Below are entries to be transcribed exactly; exclude the pictures from the copy.

▶ Excerpted records

>> Begin

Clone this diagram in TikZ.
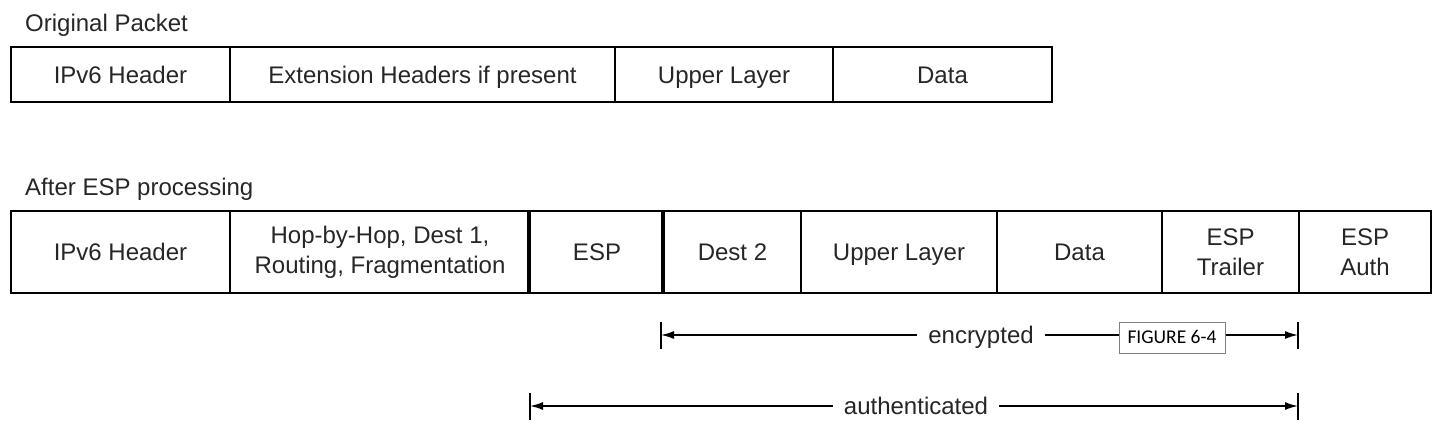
\documentclass[tikz,border=0pt]{standalone}
\usepackage{fontspec}
\setmainfont{Liberation Sans}
\newfontfamily\figfont{Carlito}
\usetikzlibrary{arrows.meta,calc}
\begin{document}
\begin{tikzpicture}[x=1pt,y=-1pt,
  txt/.style={text=black!85,font=\fontsize{24}{30}\selectfont,inner sep=0pt},
  cell/.style={txt,draw=black,line width=2pt,align=center,anchor=north west,minimum height=#1},
  one/.style={text height=17.3pt,text depth=0pt},
  rowlabel/.style={txt,anchor=west,text height=17.3pt,text depth=0pt},
  bar/.style={draw=black,line width=2.2pt},
  span/.style={draw=black,line width=1.6pt,-{Latex[length=13pt,width=8pt]}},
  spanlabel/.style={txt,fill=white,inner xsep=11pt,inner ysep=0pt,text height=17.3pt,text depth=0pt},
  figbox/.style={draw=black!50,line width=0.8pt,fill=white,font=\figfont\fontsize{19.5}{22}\selectfont,text=black,minimum width=106pt,minimum height=31pt,inner sep=0pt,text height=12.5pt,text depth=0pt}
]
\useasboundingbox (0,0) rectangle (1451,437);
% Original packet
\node[rowlabel] (lab1) at (25,23) {Original Packet};
\node[cell=55pt,one,minimum width=219pt] (o1) at (10,46) {IPv6 Header};
\node[cell=55pt,one,minimum width=385pt] (o2) at (229,46) {Extension Headers if present};
\node[cell=55pt,one,minimum width=218pt] (o3) at (614,46) {Upper Layer};
\node[cell=55pt,one,minimum width=219pt] (o4) at (832,46) {Data};
% After ESP
\node[rowlabel] (lab2) at (25,187) {After ESP processing};
\node[cell=82pt,one,minimum width=219pt] (a1) at (10,210) {IPv6 Header};
\node[cell=82pt,minimum width=300pt] (a2) at (229,210) {Hop-by-Hop, Dest 1,\\Routing, Fragmentation};
\node[cell=82pt,one,minimum width=134pt] (a3) at (529,210) {ESP};
\node[cell=82pt,one,minimum width=137pt] (a4) at (663,210) {Dest 2};
\node[cell=82pt,one,minimum width=196pt] (a5) at (800,210) {Upper Layer};
\node[cell=82pt,one,minimum width=165pt] (a6) at (996,210) {Data};
\node[cell=82pt,minimum width=137pt] (a7) at (1161,210) {ESP\\Trailer};
\node[cell=82pt,minimum width=132pt] (a8) at (1298,210) {ESP\\Auth};
\draw[line width=3.6pt] (a3.north west) -- (a3.south west);
\draw[line width=3.6pt] (a4.north west) -- (a4.south west);
% encrypted span
\coordinate (e1) at (661,335);
\coordinate (e2) at (1298,335);
\node[spanlabel] (enc) at (981,335) {encrypted};
\draw[bar] ($(e1)+(0,-13)$) -- ($(e1)+(0,14)$);
\draw[bar] ($(e2)+(0,-13)$) -- ($(e2)+(0,14)$);
\draw[span] (enc.west) -- (e1);
\draw[span] (enc.east) -- (e2);
\node[figbox] (fig) at (1172,337.5) {FIGURE 6-4};
% authenticated span
\coordinate (u1) at (530,406);
\coordinate (u2) at (1298,406);
\node[spanlabel] (auth) at (916,406) {authenticated};
\draw[bar] ($(u1)+(0,-13)$) -- ($(u1)+(0,14)$);
\draw[bar] ($(u2)+(0,-13)$) -- ($(u2)+(0,14)$);
\draw[span] (auth.west) -- (u1);
\draw[span] (auth.east) -- (u2);
\end{tikzpicture}
\end{document}
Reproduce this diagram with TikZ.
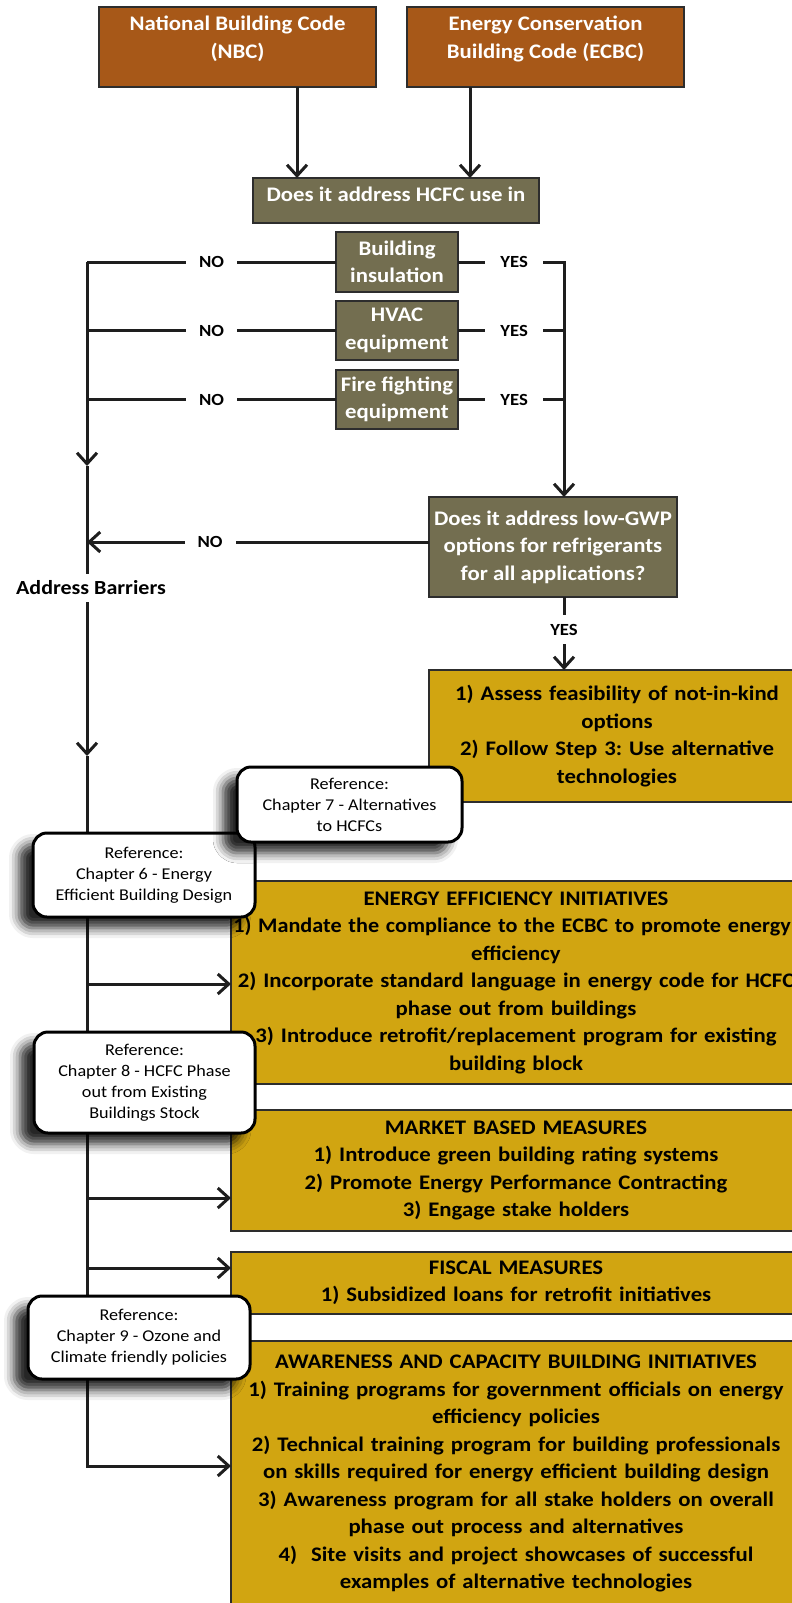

>> End

▶ Result of the exercise
Clone this diagram in TikZ.
\documentclass[tikz,border=0pt]{standalone}
\usepackage{fontspec}
\setmainfont{Liberation Sans}
\newfontfamily\figfont{Carlito}
\usetikzlibrary{arrows.meta,calc}
\begin{document}
\begin{tikzpicture}[x=1pt,y=-1pt,
  txt/.style={text=black!85,font=\fontsize{24}{30}\selectfont,inner sep=0pt},
  cell/.style={txt,draw=black,line width=2pt,align=center,anchor=north west,minimum height=#1},
  one/.style={text height=17.3pt,text depth=0pt},
  rowlabel/.style={txt,anchor=west,text height=17.3pt,text depth=0pt},
  bar/.style={draw=black,line width=2.2pt},
  span/.style={draw=black,line width=1.6pt,-{Latex[length=13pt,width=8pt]}},
  spanlabel/.style={txt,fill=white,inner xsep=11pt,inner ysep=0pt,text height=17.3pt,text depth=0pt},
  figbox/.style={draw=black!50,line width=0.8pt,fill=white,font=\figfont\fontsize{19.5}{22}\selectfont,text=black,minimum width=106pt,minimum height=31pt,inner sep=0pt,text height=12.5pt,text depth=0pt}
]
\useasboundingbox (0,0) rectangle (1451,437);
% Original packet
\node[rowlabel] (lab1) at (25,23) {Original Packet};
\node[cell=55pt,one,minimum width=219pt] (o1) at (10,46) {IPv6 Header};
\node[cell=55pt,one,minimum width=385pt] (o2) at (229,46) {Extension Headers if present};
\node[cell=55pt,one,minimum width=218pt] (o3) at (614,46) {Upper Layer};
\node[cell=55pt,one,minimum width=219pt] (o4) at (832,46) {Data};
% After ESP
\node[rowlabel] (lab2) at (25,187) {After ESP processing};
\node[cell=82pt,one,minimum width=219pt] (a1) at (10,210) {IPv6 Header};
\node[cell=82pt,minimum width=300pt] (a2) at (229,210) {Hop-by-Hop, Dest 1,\\Routing, Fragmentation};
\node[cell=82pt,one,minimum width=134pt] (a3) at (529,210) {ESP};
\node[cell=82pt,one,minimum width=137pt] (a4) at (663,210) {Dest 2};
\node[cell=82pt,one,minimum width=196pt] (a5) at (800,210) {Upper Layer};
\node[cell=82pt,one,minimum width=165pt] (a6) at (996,210) {Data};
\node[cell=82pt,minimum width=137pt] (a7) at (1161,210) {ESP\\Trailer};
\node[cell=82pt,minimum width=132pt] (a8) at (1298,210) {ESP\\Auth};
\draw[line width=3.6pt] (a3.north west) -- (a3.south west);
\draw[line width=3.6pt] (a4.north west) -- (a4.south west);
% encrypted span
\coordinate (e1) at (661,335);
\coordinate (e2) at (1298,335);
\node[spanlabel] (enc) at (981,335) {encrypted};
\draw[bar] ($(e1)+(0,-13)$) -- ($(e1)+(0,14)$);
\draw[bar] ($(e2)+(0,-13)$) -- ($(e2)+(0,14)$);
\draw[span] (enc.west) -- (e1);
\draw[span] (enc.east) -- (e2);
\node[figbox] (fig) at (1172,337.5) {FIGURE 6-4};
% authenticated span
\coordinate (u1) at (530,406);
\coordinate (u2) at (1298,406);
\node[spanlabel] (auth) at (916,406) {authenticated};
\draw[bar] ($(u1)+(0,-13)$) -- ($(u1)+(0,14)$);
\draw[bar] ($(u2)+(0,-13)$) -- ($(u2)+(0,14)$);
\draw[span] (auth.west) -- (u1);
\draw[span] (auth.east) -- (u2);
\end{tikzpicture}
\end{document}
Reproduce this diagram with TikZ.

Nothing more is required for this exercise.